Burial sites, informal rights and lost kingdoms: contesting land claims in Mpumalanga, South Africa

Africa, Spring, 2009 by Deborah James

What gave land its significance as a symbol of citizenship over the course of the twentieth century was the gradual, but ultimately systematic, exclusion of Africans from the right to own it. Mamdani's influential account, according to which a system of customary land tenure in separate 'ethnic' territories made rural Africans politically dependent upon chiefs (1996: 21-2; see also Ashforth 1990: 158), fails to acknowledge the uneven and disputed character of African land occupation over the course of the nineteenth and twentieth centuries (Delius and Cope 2007; Mulaudzi and Schirmer 2007: 353-4), and thus overemphasizes the monolithic character of Apartheid's project. But it is nonetheless accurate to say that, overall, the Apartheid state both created an inexorably divided sense of territory and in the process denied citizenship or assigned it on a second-class basis. Undoing Apartheid thus required that a unity of territory and government be created where previously there had been division.

Since space and territory had been of key importance in Apartheid's plans, resistance to the implementation of these plans was likewise spatial and territorial in character (Bozzoli 2004). Land and rights became indissolubly connected in the public mind, partly because of clashes-increasingly tierce towards the end of the 1980s--between the state and the people whose property, land and citizenship rights it was undermining (Delius 1996; Seekings 2000; van Kessel 2000). The drafters of South Africa's new constitution, seeing land as central in defining the rights that had formerly been denied, proposed to restore land rights--and with them the sovereignty and full citizenship of the African population (Ramutsindela 1998).

While LPM members and some politicians signalled support for the 'fast-track' approach of Zimbabwe, the South African government was determined to structure and organize land transfer, carefully designing policies and laws to achieve the ambitious target of transferring 30 per cent of farm land across the racial frontier. (3) Rather than expropriation, the 'market' was proposed as a means to acquire such land, which--with the mediation of state officials--would be bought from 'willing sellers' by 'willing buyers'. This approach generated much criticism (Hall and Williams 2003).
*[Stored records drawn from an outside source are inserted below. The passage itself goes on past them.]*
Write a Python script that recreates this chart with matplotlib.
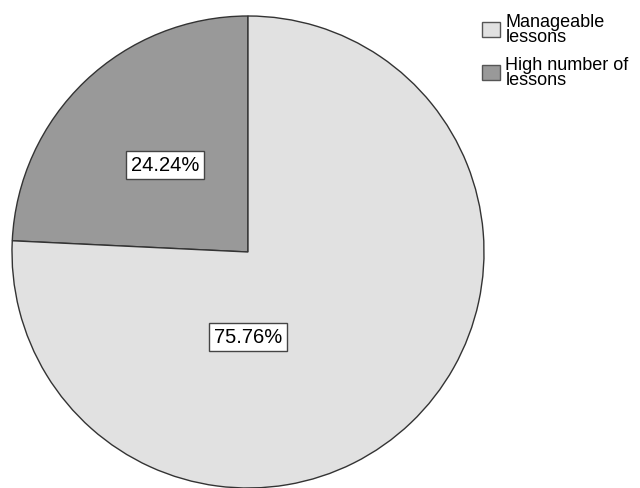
import math
import matplotlib.pyplot as plt
from matplotlib.patches import Patch

plt.rcParams['font.family'] = ['Liberation Sans', 'DejaVu Sans']

categories = ["Manageable\nlessons", "High number of\nlessons"]
counts = [25, 8]
colors = ["#e1e1e1", "#999999"]

fig = plt.figure(figsize=(6.4, 4.89), dpi=100)
ax = fig.add_axes([12 / 640, 0 / 489, 472 / 640, 472 / 489])

total = sum(counts)
pcts = [c / total * 100 for c in counts]

# draw the smaller slice first so it sits in the upper-left quadrant
order = [1, 0]
wedges, texts = ax.pie(
    [counts[i] for i in order],
    colors=[colors[i] for i in order],
    startangle=90,
    counterclock=True,
    radius=1.0,
    wedgeprops=dict(edgecolor="#333333", linewidth=1.0),
)
ax.set_xlim(-1, 1)
ax.set_ylim(-1, 1)
ax.set_aspect("equal")

box = dict(boxstyle="square,pad=0.22", facecolor="white", edgecolor="#444444", linewidth=1.0)
# label for the small slice along its mid angle
w = wedges[0]
mid = math.radians((w.theta1 + w.theta2) / 2)
ax.text(0.51 * math.cos(mid), 0.51 * math.sin(mid), f"{pcts[1]:.2f}%",
        ha="center", va="center", fontsize=14.5, bbox=box)
ax.text(0.0, -0.36, f"{pcts[0]:.2f}%", ha="center", va="center", fontsize=14.5, bbox=box)

handles = [Patch(facecolor=colors[i], edgecolor="#555555", linewidth=1.0) for i in range(2)]
fig.legend(handles, categories, loc="upper left", bbox_to_anchor=(482 / 640, 1 - 14 / 489),
           frameon=False, fontsize=13, handlelength=1.0, handleheight=0.9,
           handletextpad=0.3, labelspacing=0.6, borderpad=0, borderaxespad=0)
for t in fig.legends[0].get_texts():
    t.set_linespacing(0.85)

fig.savefig("out.png", dpi=100)
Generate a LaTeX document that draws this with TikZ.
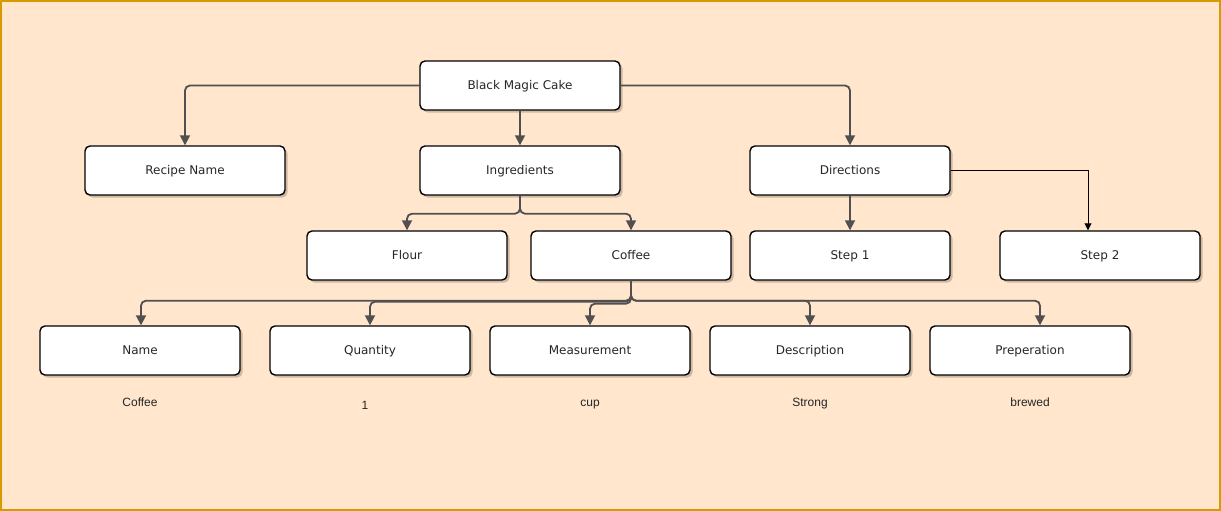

Several branches of the programme were designed: restitution, redistribution and tenure reform. The ANC's 'political demand for land' (Dolny 2001:100) arose from the experience of titled landowners, the group from which much of the emerging African political elite was drawn and which had lost much of its property in 'black spot' forced removals. Restitution based primarily on past entitlement and rights was thus bound to be the guiding principle of South African land reform, and the Restitution Act of 1994 was controversially phrased so as to render more far-reaching (or more vaguely defined) claims, or those which dated from before 1913, illegitimate. The inclusion of 'informal rights' as a basis for restitution was, however, intended to enable at least some of these claims dating from an earlier period to be included. But those Africans who had never had secure--or any--claims on landed property would not be excluded. The policy arm known as redistribution would enable them to group together and purchase farms with the aid of a government grant. Finally, the rights of those residing on land but depending on others for their occupation of it--those continuing to live on white farms, or under chiefs in the homelands would be assured through tenure reform.